» Your goal: In the data below, find each line containing the string "this" and return it.

» Supplied material:
━━━━━━━━━━━━━━━━

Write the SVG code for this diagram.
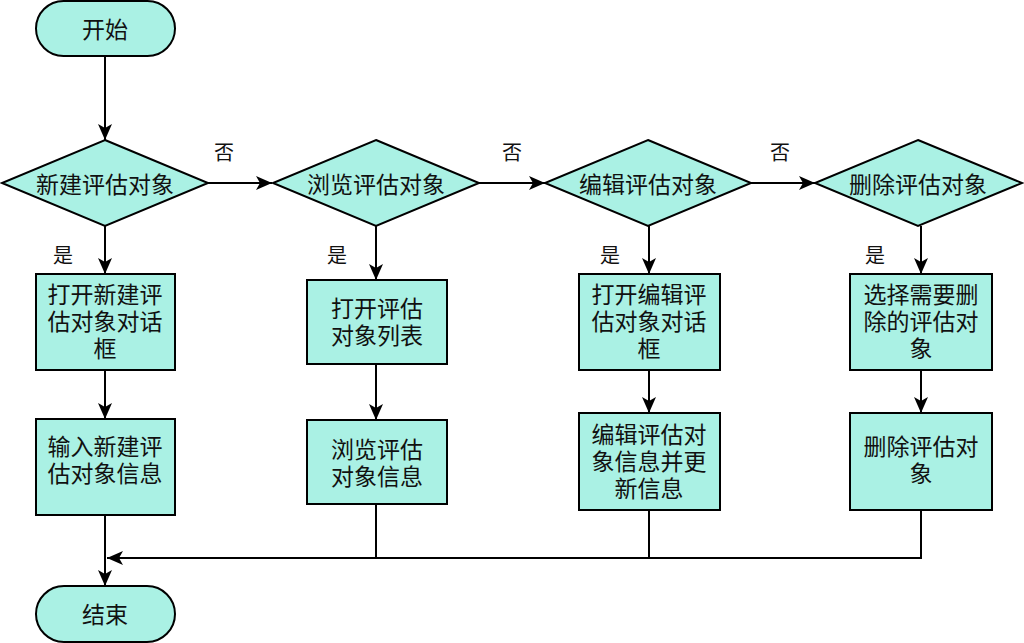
<svg xmlns="http://www.w3.org/2000/svg" width="1024" height="643" viewBox="0 0 1024 643">
<style>
.n{fill:#aaf1e4;stroke:#000;stroke-width:2}
.t{font-family:"Noto Sans CJK SC","Liberation Sans",sans-serif;font-size:23px;fill:#111;text-anchor:middle;dominant-baseline:central}
.l{font-family:"Noto Sans CJK SC","Liberation Sans",sans-serif;font-size:20px;fill:#111;text-anchor:middle;dominant-baseline:central}
.c{fill:none;stroke:#000;stroke-width:2}
</style>
<defs>
<marker id="a" markerUnits="userSpaceOnUse" viewBox="0 0 16 14" refX="16" refY="7" markerWidth="16" markerHeight="14" orient="auto">
<path d="M0,0 L16,7 L0,14 L4,7 z" fill="#000"/>
</marker>
</defs>
<rect width="1024" height="643" fill="#fff"/>
<g id="connectors">
<line class="c" x1="105" y1="56" x2="105" y2="140" marker-end="url(#a)"/>
<line class="c" x1="105" y1="226" x2="105" y2="274" marker-end="url(#a)"/>
<line class="c" x1="208" y1="183" x2="272" y2="183" marker-end="url(#a)"/>
<line class="c" x1="479" y1="183" x2="545" y2="183" marker-end="url(#a)"/>
<line class="c" x1="751" y1="183" x2="815" y2="183" marker-end="url(#a)"/>
<line class="c" x1="376" y1="226" x2="376" y2="280" marker-end="url(#a)"/>
<line class="c" x1="649" y1="226" x2="649" y2="274" marker-end="url(#a)"/>
<line class="c" x1="921" y1="226" x2="921" y2="274" marker-end="url(#a)"/>
<line class="c" x1="105" y1="370" x2="105" y2="419" marker-end="url(#a)"/>
<line class="c" x1="376" y1="364" x2="376" y2="420" marker-end="url(#a)"/>
<line class="c" x1="649" y1="370" x2="649" y2="413" marker-end="url(#a)"/>
<line class="c" x1="921" y1="370" x2="921" y2="413" marker-end="url(#a)"/>
<line class="c" x1="105" y1="515" x2="105" y2="586" marker-end="url(#a)"/>
<polyline class="c" points="921,510 921,558 107,558" marker-end="url(#a)"/>
<line class="c" x1="376" y1="504" x2="376" y2="558"/>
<line class="c" x1="649" y1="510" x2="649" y2="558"/>
<text class="l" x="224" y="151">否</text>
<text class="l" x="512" y="151">否</text>
<text class="l" x="780" y="151">否</text>
<text class="l" x="63" y="254">是</text>
<text class="l" x="337" y="254">是</text>
<text class="l" x="610" y="254">是</text>
<text class="l" x="875" y="254">是</text>
</g>
<g id="start"><rect class="n" x="36" y="1" width="139" height="55" rx="27.5"/><text class="t" x="105" y="28">开始</text></g>
<g id="d1"><polygon class="n" points="105,140 208,183 105,226 2,183"/><text class="t" x="105" y="183">新建评估对象</text></g>
<g id="d2"><polygon class="n" points="376,140 479,183 376,226 273,183"/><text class="t" x="376" y="183">浏览评估对象</text></g>
<g id="d3"><polygon class="n" points="648,140 751,183 648,226 545,183"/><text class="t" x="648" y="183">编辑评估对象</text></g>
<g id="d4"><polygon class="n" points="918,140 1022,183 918,226 815,183"/><text class="t" x="918" y="183">删除评估对象</text></g>
<g id="b1"><rect class="n" x="36" y="274" width="139" height="96"/><text class="t" x="105" y="293">打开新建评<tspan x="105" dy="27">估对象对话</tspan><tspan x="105" dy="27">框</tspan></text></g>
<g id="b2"><rect class="n" x="36" y="419" width="139" height="96"/><text class="t" x="105" y="445">输入新建评<tspan x="105" dy="27">估对象信息</tspan></text></g>
<g id="b3"><rect class="n" x="307" y="280" width="140" height="84"/><text class="t" x="377" y="307">打开评估<tspan x="377" dy="27">对象列表</tspan></text></g>
<g id="b4"><rect class="n" x="307" y="420" width="140" height="84"/><text class="t" x="377" y="448">浏览评估<tspan x="377" dy="27">对象信息</tspan></text></g>
<g id="b5"><rect class="n" x="579" y="274" width="141" height="96"/><text class="t" x="649" y="293">打开编辑评<tspan x="649" dy="27">估对象对话</tspan><tspan x="649" dy="27">框</tspan></text></g>
<g id="b6"><rect class="n" x="579" y="413" width="141" height="97"/><text class="t" x="649" y="433">编辑评估对<tspan x="649" dy="27">象信息并更</tspan><tspan x="649" dy="27">新信息</tspan></text></g>
<g id="b7"><rect class="n" x="850" y="274" width="142" height="96"/><text class="t" x="921" y="293">选择需要删<tspan x="921" dy="27">除的评估对</tspan><tspan x="921" dy="27">象</tspan></text></g>
<g id="b8"><rect class="n" x="850" y="413" width="142" height="97"/><text class="t" x="921" y="445">删除评估对<tspan x="921" dy="27">象</tspan></text></g>
<g id="end"><rect class="n" x="36" y="586" width="139" height="56" rx="28"/><text class="t" x="105" y="613">结束</text></g>
</svg>
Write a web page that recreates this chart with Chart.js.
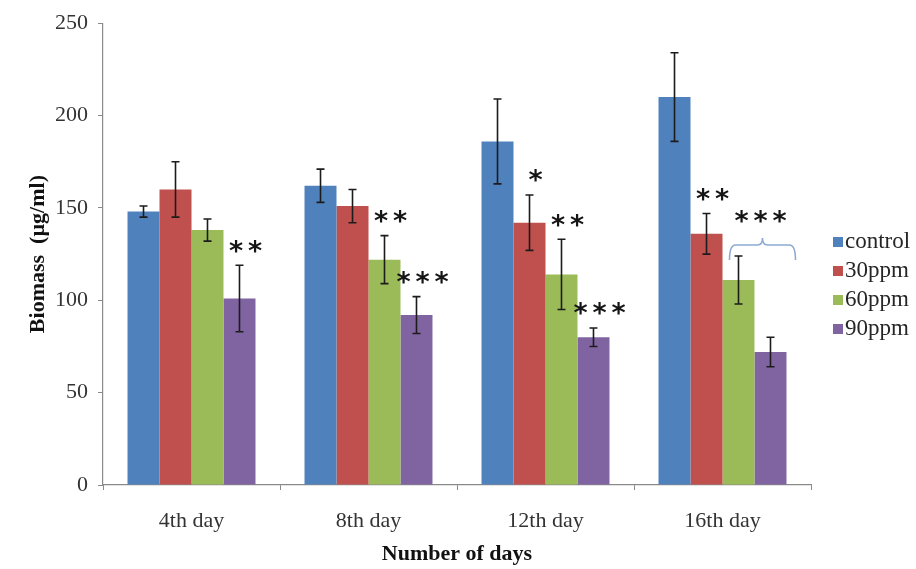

━━━━━━━━━━━━━━━━

» Task answer:
Write the SVG code for this diagram.
Write a web page that recreates this chart with Chart.js.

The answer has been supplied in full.